Goal: Build a clean, modular interpreter that is easy to extend with new syntax.
Architecture
This project is organized as small modules that match each stage of interpretation:
Lexer
Turns raw characters into tokens (identifiers, numbers, operators, keywords).
Parser
Consumes tokens and builds an AST using a clear, readable parsing strategy.
AST
Node structures representing expressions/statements, used by the evaluator.
Evaluator
Walks the AST and executes logic, producing values and handling errors.
Current Features
- Clean Python project setup (src/ layout, installable package)
- Lexer/tokenizer implemented for the initial core syntax
- Token definitions + basic error handling for unknown characters
In Progress
- Parser (tokens → AST)
- Grammar decisions + precedence rules
Planned
- AST node types + recursive descent parsing
- Evaluator / interpreter loop
- Variables + assignment
- Conditionals and blocks
- Functions
- REPL mode
- Test suite
How to Run
- Clone the repository.
- Create/activate a virtual environment.
- Install (editable) and run a sample program.
git clone https://github.com/lizziejperez/Tiny-Lang-Interpreter.git
cd Tiny-Lang-Interpreter
python -m venv .venv
# Windows PowerShell:
.venv\Scripts\activate
# macOS/Linux:
source .venv/bin/activate
pip install -e .
# Example run (update to your entrypoint):
python -m tinylang
Note: Update the command above to match your current entrypoint once you finalize it.
Design Notes
- Modularity: each stage is independent and testable.

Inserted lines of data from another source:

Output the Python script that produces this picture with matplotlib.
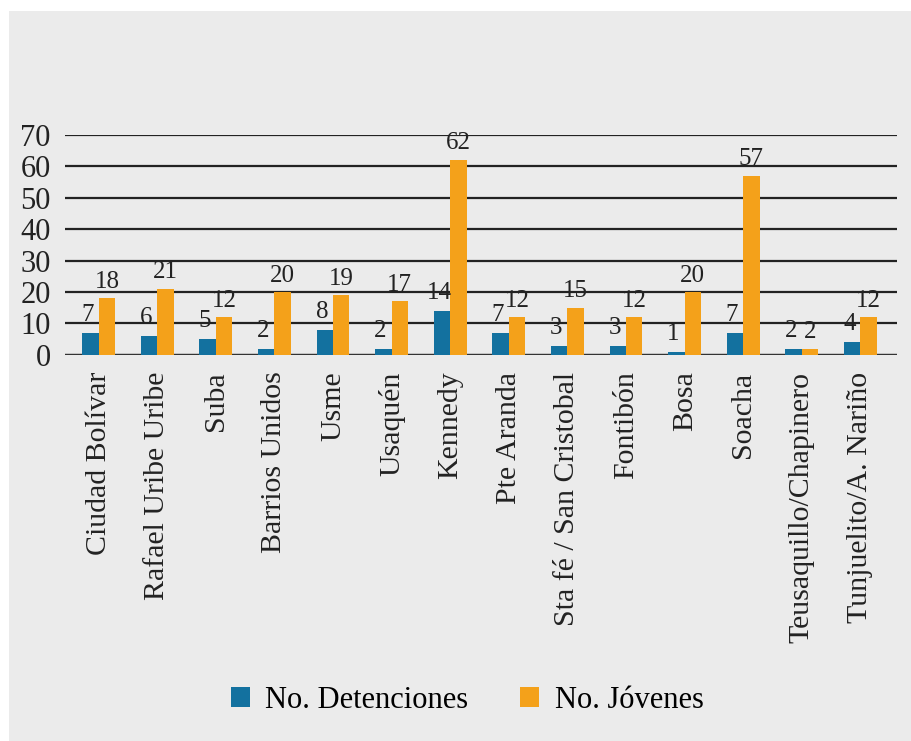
import numpy as np
import matplotlib.pyplot as plt
from matplotlib.patches import Rectangle

localidades = ['Ciudad Bolívar', 'Rafael Uribe Uribe', 'Suba', 'Barrios Unidos', 'Usme',
               'Usaquén', 'Kennedy', 'Pte Aranda', 'Sta fé / San Cristobal', 'Fontibón',
               'Bosa', 'Soacha', 'Teusaquillo/Chapinero', 'Tunjuelito/A. Nariño']
detenciones = [7, 6, 5, 2, 8, 2, 14, 7, 3, 3, 1, 7, 2, 4]
jovenes = [18, 21, 12, 20, 19, 17, 62, 12, 15, 12, 20, 57, 2, 12]

azul = '#13719f'
naranja = '#f4a11a'
fondo = '#ebebeb'

plt.rcParams['font.family'] = ['Liberation Serif', 'DejaVu Serif']

fig = plt.figure(figsize=(9.11, 7.41), dpi=100)
fig.patch.set_facecolor(fondo)
# white strips at the top and left edge
fig.patches.append(Rectangle((0, 0.985), 1, 0.015, transform=fig.transFigure,
                             facecolor='white', edgecolor='none'))
fig.patches.append(Rectangle((0, 0), 0.01, 1, transform=fig.transFigure,
                             facecolor='white', edgecolor='none'))

ax = fig.add_axes([0.071, 0.521, 0.914, 0.297])
ax.set_facecolor(fondo)
x = np.arange(len(localidades))
w = 0.28
b1 = ax.bar(x - w / 2, detenciones, w, color=azul, label='No. Detenciones', zorder=3)
b2 = ax.bar(x + w / 2, jovenes, w, color=naranja, label='No. Jóvenes', zorder=3)

for xi, v in zip(x, detenciones):
    ax.annotate(str(v), (xi - w / 2 - 0.05, v), xytext=(0, 5), textcoords='offset points',
                ha='center', va='bottom', fontsize=18, color='#222222', zorder=4)
for xi, v in zip(x, jovenes):
    ax.annotate(str(v), (xi + w / 2, v), xytext=(0, 4), textcoords='offset points',
                ha='center', va='bottom', fontsize=18, color='#222222', zorder=4)

ax.set_ylim(0, 70)
ax.set_xlim(-0.58, 13.63)
ax.set_yticks(range(0, 71, 10))
ax.yaxis.grid(True, color='#222222', linewidth=1.6, zorder=1)
ax.set_axisbelow(True)
for s in ax.spines.values():
    s.set_visible(False)
ax.axhline(0, color='#333333', linewidth=1.6, zorder=2)
ax.tick_params(axis='both', length=0, labelsize=22, colors='#222222')
ax.tick_params(axis='y', pad=10)
ax.set_xticks(x)
ax.set_xticklabels(localidades, rotation=90, fontsize=21.5)
ax.tick_params(axis='x', pad=12)

fig.legend(handles=[b1, b2], loc='center', bbox_to_anchor=(0.513, 0.055), ncol=2,
           frameon=False, fontsize=22, handlelength=0.62, handleheight=0.62,
           columnspacing=1.7, handletextpad=0.5)

fig.savefig('out.png', dpi=100)
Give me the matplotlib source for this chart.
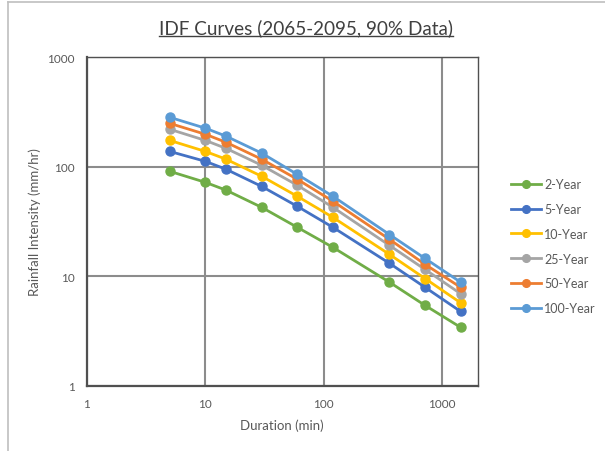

- Readability: simple parsing decisions over clever abstractions.
- Error handling: fail early with clear messages.
Next Steps
- Implement the Parser: Convert tokens into an AST using recursive descent parsing.
- Define Grammar Rules: Add support for variables and assignment expressions.
- Introduce an Environment Model: Build a symbol table for storing and resolving variable bindings.
- Add Automated Tests: Write unit tests for the lexer and upcoming parser components.